I would say the tactics used were grossly the ones that were later used by the USA in South Vietnam. A pacification program was initiated during 1957-1960. Part of the population was moved in camps/fortified villages under military supervision to prevent them from helping the rebels. That allowed to create wide forbidden areas were any target was ****e to aerial attack or bombardment.
In 1957 General Salan divided the country into sectors (a "quadrillage"), each permanently garrisoned by troops responsible destroying the FLN in their assigned area. This method was effective but mobilized to many troops in static defence. Salan also build a heavily patrolled system of barriers to limit infiltration from Tunisia and Morocco. In 1958 the tactic was shifted to the use of mobile forces deployed on massive "search-and-destroy" missions. The airmobile forces were highly developed and many chasing/hunting commandos organized based on French air force, navy and army "special forces" ... sometimes wearing enemy or civil clothes etc.

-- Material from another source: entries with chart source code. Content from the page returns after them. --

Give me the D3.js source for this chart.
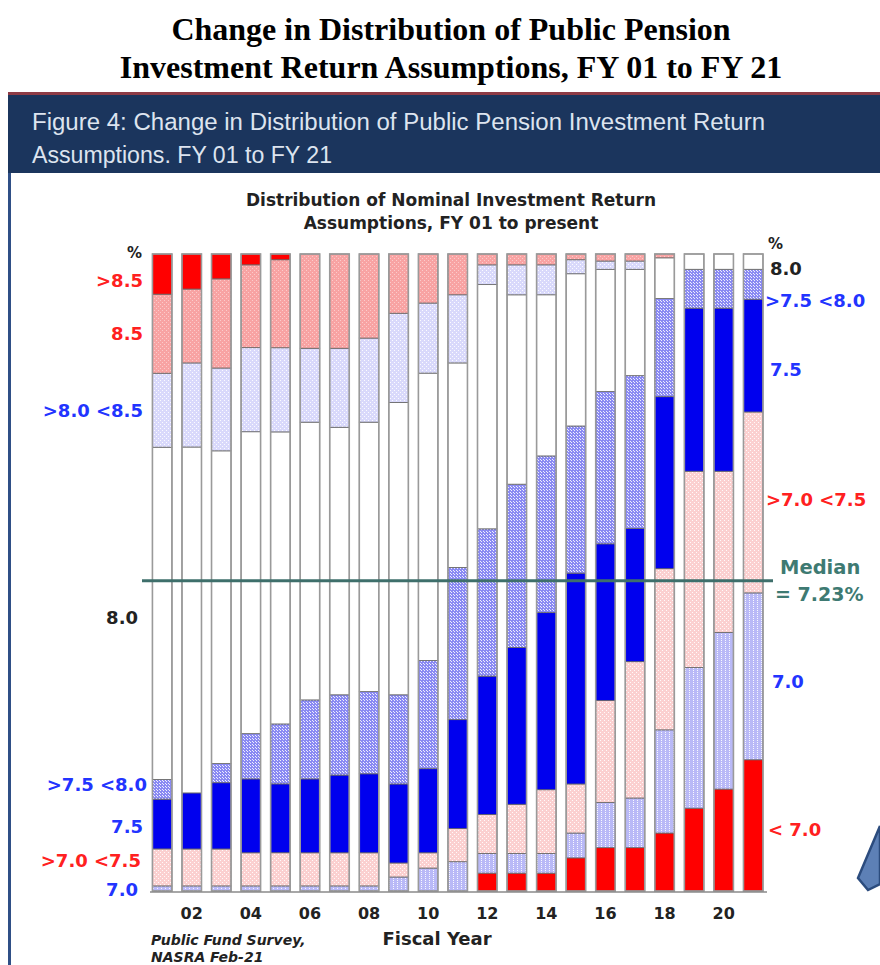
<!DOCTYPE html>
<html>
<head>
<meta charset="utf-8">
<script src="https://cdn.jsdelivr.net/npm/d3@7"></script>
<style>
  html, body { margin: 0; padding: 0; background: #ffffff; }
  svg { display: block; }
</style>
</head>
<body>
<svg id="chart" width="880" height="965"></svg>
<script>
// ---------------- DATA ----------------
const years = ["01","02","03","04","05","06","07","08","09","10","11","12","13","14","15","16","17","18","19","20","21"];
const tickLabels = ["02","04","06","08","10","12","14","16","18","20"];
const categories = ["<7.0","7.0",">7.0<7.5","7.5",">7.5<8.0","8.0",">8.0<8.5","8.5",">8.5"];
// share of plans (%) in each return-assumption band, FY01..FY21
const lt70      = [0,0,0,0,0,0,0,0,0,0,0,2.8,2.8,2.8,5.2,6.8,6.8,9.1,13.0,16.0,20.6];
const at70      = [0.8,0.8,0.8,0.8,0.8,0.8,0.8,0.8,2.2,3.6,4.6,3.1,3.1,3.1,3.9,7.1,7.8,16.2,22.1,24.6,26.2];
const gt70lt75  = [5.8,5.8,5.8,5.2,5.2,5.2,5.2,5.2,2.2,2.4,5.2,6.1,7.7,10.0,7.7,16.0,21.4,25.3,30.8,25.3,28.4];
const at75      = [7.8,8.8,10.4,11.6,10.8,11.6,12.2,12.4,12.4,13.2,17.1,21.7,24.6,27.8,33.1,24.6,20.9,27.0,25.6,25.6,17.7];
const gt75lt80  = [3.1,0,3.0,7.1,9.4,12.4,12.6,12.9,14.0,17.0,23.9,23.1,25.6,24.6,23.1,23.9,24.0,15.4,6.1,6.1,4.7];
const at80      = [52.1,54.3,49.1,47.4,45.8,43.6,42.0,42.3,45.9,45.1,32.1,38.3,29.7,25.3,23.9,19.2,16.7,6.4,2.4,2.4,2.4];
const gt80lt85  = [11.6,13.2,13.0,13.2,13.2,11.6,12.4,13.2,14.0,11.0,10.7,3.1,4.7,4.7,2.2,1.3,1.3,0,0,0,0];
const at85      = [12.4,11.6,14.0,13.0,13.8,14.8,14.8,13.2,9.3,7.7,6.4,1.7,1.7,1.7,0.9,1.1,1.1,0.6,0,0,0];
const gt85      = [6.3,5.5,3.9,1.7,0.9,0,0,0,0,0,0,0,0,0,0,0,0,0,0,0,0];
const medianLevel = 0.487;   // share-axis level where the median line is drawn
const medianText = ["Median", "= 7.23%"];

// ---------------- SETUP ----------------
const series = [lt70, at70, gt70lt75, at75, gt75lt80, at80, gt80lt85, at85, gt85];
const rows = years.map((y, i) => {
  const r = { year: y };
  categories.forEach((c, k) => r[c] = series[k][i]);
  return r;
});

const svg = d3.select("#chart");
const defs = svg.append("defs");

function dotPattern(id, bg, dot, size, dots, op) {
  const p = defs.append("pattern").attr("id", id).attr("patternUnits", "userSpaceOnUse")
    .attr("width", size).attr("height", size);
  p.append("rect").attr("width", size).attr("height", size).attr("fill", bg);
  dots.forEach(d => p.append("rect").attr("x", d[0]).attr("y", d[1]).attr("width", 1).attr("height", 1)
    .attr("fill", dot).attr("opacity", op));
}
dotPattern("p70", "#b9b9f7", "#ffffff", 4, [[1,0],[1,2]], 0.9);
dotPattern("p7075", "#fbd0d0", "#ffffff", 4, [[0,0],[2,2]], 0.9);
dotPattern("p7580", "#8a8af3", "#ffffff", 3, [[0,0],[1,1]], 0.85);
dotPattern("p8085", "#d9d9fb", "#ffffff", 4, [[0,0],[2,2]], 0.9);
dotPattern("p85", "#f8a3a3", "#fdd0d0", 4, [[0,0],[2,2]], 0.9);

const fills = {
  "<7.0": "#ff0000",
  "7.0": "url(#p70)",
  ">7.0<7.5": "url(#p7075)",
  "7.5": "#0000ee",
  ">7.5<8.0": "url(#p7580)",
  "8.0": "#ffffff",
  ">8.0<8.5": "url(#p8085)",
  "8.5": "url(#p85)",
  ">8.5": "#ff0000"
};

// ---------------- HEADER ----------------
const serif = "'Liberation Serif','Times New Roman',serif";
svg.append("text").attr("x", 451).attr("y", 40).attr("text-anchor", "middle")
  .attr("font-family", serif).attr("font-weight", "bold").attr("font-size", 32)
  .attr("fill", "#000").text("Change in Distribution of Public Pension");
svg.append("text").attr("x", 451).attr("y", 78).attr("text-anchor", "middle")
  .attr("font-family", serif).attr("font-weight", "bold").attr("font-size", 32)
  .attr("fill", "#000").text("Investment Return Assumptions, FY 01 to FY 21");

// banner
svg.append("rect").attr("x", 8).attr("y", 92).attr("width", 872).attr("height", 3).attr("fill", "#8e3b45");
svg.append("rect").attr("x", 8).attr("y", 95).attr("width", 872).attr("height", 78).attr("fill", "#1b355d");
svg.append("rect").attr("x", 8).attr("y", 173).attr("width", 3).attr("height", 792).attr("fill", "#2f4f86");
const bannerFont = "'Liberation Sans Narrow','Arial Narrow','Liberation Sans',sans-serif";
svg.append("text").attr("x", 32).attr("y", 130).attr("font-family", bannerFont).attr("font-size", 23)
  .attr("fill", "#dde4ef").attr("textLength", 733).attr("lengthAdjust", "spacingAndGlyphs")
  .text("Figure 4: Change in Distribution of Public Pension Investment Return");
svg.append("text").attr("x", 32).attr("y", 163).attr("font-family", bannerFont).attr("font-size", 23)
  .attr("fill", "#dde4ef").attr("textLength", 300).attr("lengthAdjust", "spacingAndGlyphs")
  .text("Assumptions. FY 01 to FY 21");

// chart subtitle
const sans = "'DejaVu Sans',Verdana,sans-serif";
svg.append("text").attr("x", 451).attr("y", 206).attr("text-anchor", "middle")
  .attr("font-family", sans).attr("font-weight", "bold").attr("font-size", 17).attr("fill", "#222")
  .text("Distribution of Nominal Investment Return");
svg.append("text").attr("x", 451).attr("y", 229).attr("text-anchor", "middle")
  .attr("font-family", sans).attr("font-weight", "bold").attr("font-size", 17).attr("fill", "#222")
  .text("Assumptions, FY 01 to present");

// ---------------- SCALES ----------------
const x = d3.scaleBand().domain(years).range([147.4, 768]).paddingInner(0.34).paddingOuter(0.17);
const y = d3.scaleLinear().domain([0, 1]).range([891, 254]);

const stack = d3.stack().keys(categories).offset(d3.stackOffsetExpand);
const stacked = stack(rows);

// ---------------- BARS ----------------
const g = svg.append("g");
stacked.forEach(layer => {
  g.append("g").selectAll("rect").data(layer).join("rect")
    .attr("x", d => x(d.data.year))
    .attr("width", x.bandwidth())
    .attr("y", d => y(d[1]))
    .attr("height", d => Math.max(0, y(d[0]) - y(d[1])))
    .attr("fill", fills[layer.key])
    .attr("stroke", d => (d[1] - d[0]) > 0 ? "#666" : "none")
    .attr("stroke-width", 0.8);
});
// bar outlines
g.append("g").selectAll("rect").data(years).join("rect")
  .attr("x", d => x(d)).attr("width", x.bandwidth())
  .attr("y", y(1)).attr("height", y(0) - y(1))
  .attr("fill", "none").attr("stroke", "#9a9a9a").attr("stroke-width", 1.6);

// baseline
svg.append("line").attr("x1", 150).attr("x2", 767).attr("y1", y(0) + 1).attr("y2", y(0) + 1)
  .attr("stroke", "#8a8a8a").attr("stroke-width", 1.5);

// x axis labels
const xAxis = d3.axisBottom(x).tickValues(tickLabels).tickSize(0).tickPadding(17);
const ax = svg.append("g").attr("transform", `translate(0,${y(0)})`).call(xAxis);
ax.select(".domain").remove();
ax.selectAll("text").attr("font-family", sans).attr("font-weight", "bold").attr("font-size", 16).attr("fill", "#222");

svg.append("text").attr("x", 437).attr("y", 945).attr("text-anchor", "middle")
  .attr("font-family", sans).attr("font-weight", "bold").attr("font-size", 18).attr("fill", "#222")
  .text("Fiscal Year");
svg.append("text").attr("x", 151).attr("y", 945)
  .attr("font-family", sans).attr("font-weight", "bold").attr("font-style", "italic").attr("font-size", 14).attr("fill", "#222")
  .text("Public Fund Survey,");
svg.append("text").attr("x", 151).attr("y", 962)
  .attr("font-family", sans).attr("font-weight", "bold").attr("font-style", "italic").attr("font-size", 14).attr("fill", "#222")
  .text("NASRA Feb-21");

// ---------------- MEDIAN LINE ----------------
svg.append("line").attr("x1", 142).attr("x2", 773).attr("y1", y(medianLevel)).attr("y2", y(medianLevel))
  .attr("stroke", "#3e6f6b").attr("stroke-width", 3);
svg.append("text").attr("x", 780).attr("y", y(medianLevel) - 7)
  .attr("font-family", sans).attr("font-weight", "bold").attr("font-size", 19.5).attr("fill", "#3e7a72")
  .text(medianText[0]);
svg.append("text").attr("x", 775).attr("y", y(medianLevel) + 20)
  .attr("font-family", sans).attr("font-weight", "bold").attr("font-size", 19).attr("fill", "#3e7a72")
  .text(medianText[1]);

// ---------------- CATEGORY LABELS ----------------
const RED = "#ff2020", BLUE = "#2234ff", BLK = "#222";
const labelText = {
  "<7.0": "< 7.0", "7.0": "7.0", ">7.0<7.5": ">7.0 <7.5", "7.5": "7.5", ">7.5<8.0": ">7.5 <8.0",
  "8.0": "8.0", ">8.0<8.5": ">8.0 <8.5", "8.5": "8.5", ">8.5": ">8.5"
};
const labelColor = {
  "<7.0": RED, "7.0": BLUE, ">7.0<7.5": RED, "7.5": BLUE, ">7.5<8.0": BLUE,
  "8.0": BLK, ">8.0<8.5": BLUE, "8.5": RED, ">8.5": RED
};
// left labels: midpoints of first bar's segments
const leftNudge = { "7.0": 1, ">7.0<7.5": -7, "7.5": 2, ">7.5<8.0": -5, "8.0": 4, ">8.0<8.5": 0, "8.5": 0, ">8.5": 6 };
const leftX = { "7.0": 138, ">7.0<7.5": 141, "7.5": 143, ">7.5<8.0": 147, "8.0": 138, ">8.0<8.5": 143, "8.5": 143, ">8.5": 143 };
stacked.forEach(layer => {
  const d = layer[0];
  if (d[1] - d[0] <= 0) return;
  const k = layer.key;
  svg.append("text").attr("x", leftX[k]).attr("y", (y(d[0]) + y(d[1])) / 2 + (leftNudge[k] || 0))
    .attr("dy", "0.36em").attr("text-anchor", "end")
    .attr("font-family", sans).attr("font-weight", "bold").attr("font-size", 18)
    .attr("fill", labelColor[k]).text(labelText[k]);
});
svg.append("text").attr("x", 142).attr("y", 258).attr("text-anchor", "end")
  .attr("font-family", sans).attr("font-weight", "bold").attr("font-size", 15).attr("fill", BLK).text("%");

// right labels: midpoints of last bar's segments
const rightNudge = { "<7.0": 4, "7.0": 5, ">7.0<7.5": -3, "7.5": 14, ">7.5<8.0": 16, "8.0": 7 };
const rightX = { "<7.0": 768, "7.0": 772, ">7.0<7.5": 766, "7.5": 770, ">7.5<8.0": 765, "8.0": 770 };
stacked.forEach(layer => {
  const d = layer[layer.length - 1];
  if (d[1] - d[0] <= 0) return;
  const k = layer.key;
  svg.append("text").attr("x", rightX[k]).attr("y", (y(d[0]) + y(d[1])) / 2 + (rightNudge[k] || 0))
    .attr("dy", "0.36em")
    .attr("font-family", sans).attr("font-weight", "bold").attr("font-size", 18)
    .attr("fill", labelColor[k]).text(labelText[k]);
});
svg.append("text").attr("x", 768).attr("y", 249)
  .attr("font-family", sans).attr("font-weight", "bold").attr("font-size", 15).attr("fill", BLK).text("%");

// decorative arrow fragment (bottom right)
svg.append("path").attr("d", "M880,826 L858,878 L868,890 L880,884 Z")
  .attr("fill", "#5d80b6").attr("stroke", "#2c4c7e").attr("stroke-width", 2.5);
</script>
</body>
</html>
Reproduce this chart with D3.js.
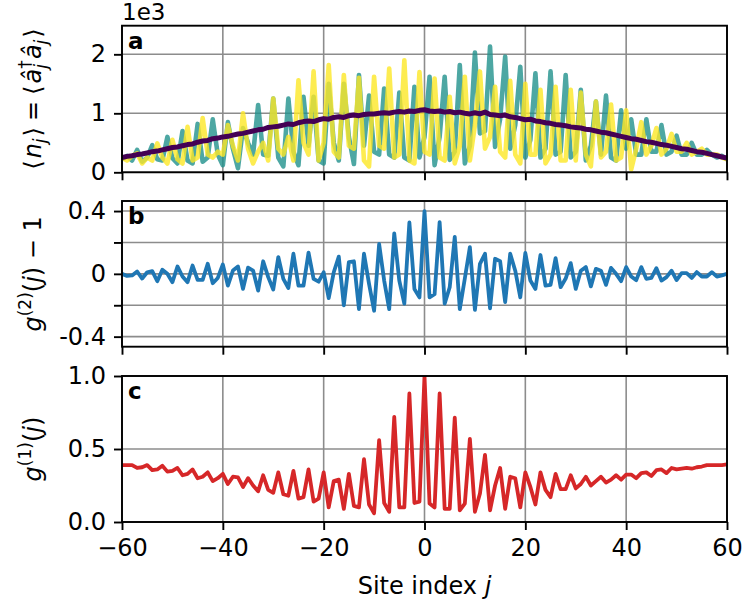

Nord AS.10 and AS.11 wire-guided antitank missiles were used from helicopters (Alouette) and planes (MD.315 for example) to hit rebels hidden in caves difficultly accessible. General Maurice Challe, succeeding to Salan, has suppressed major rebel resistance in a few operations. In 1958-59 the French army had won military control in Algeria but political intrigues had already overtaken the victory. The night vision devices have also been tested on US M2 carbines and French MAS 49/56 rifles etc. The counter-guerrilla warfare was highly developed in Algeria, relying also on the former experience in Indochina.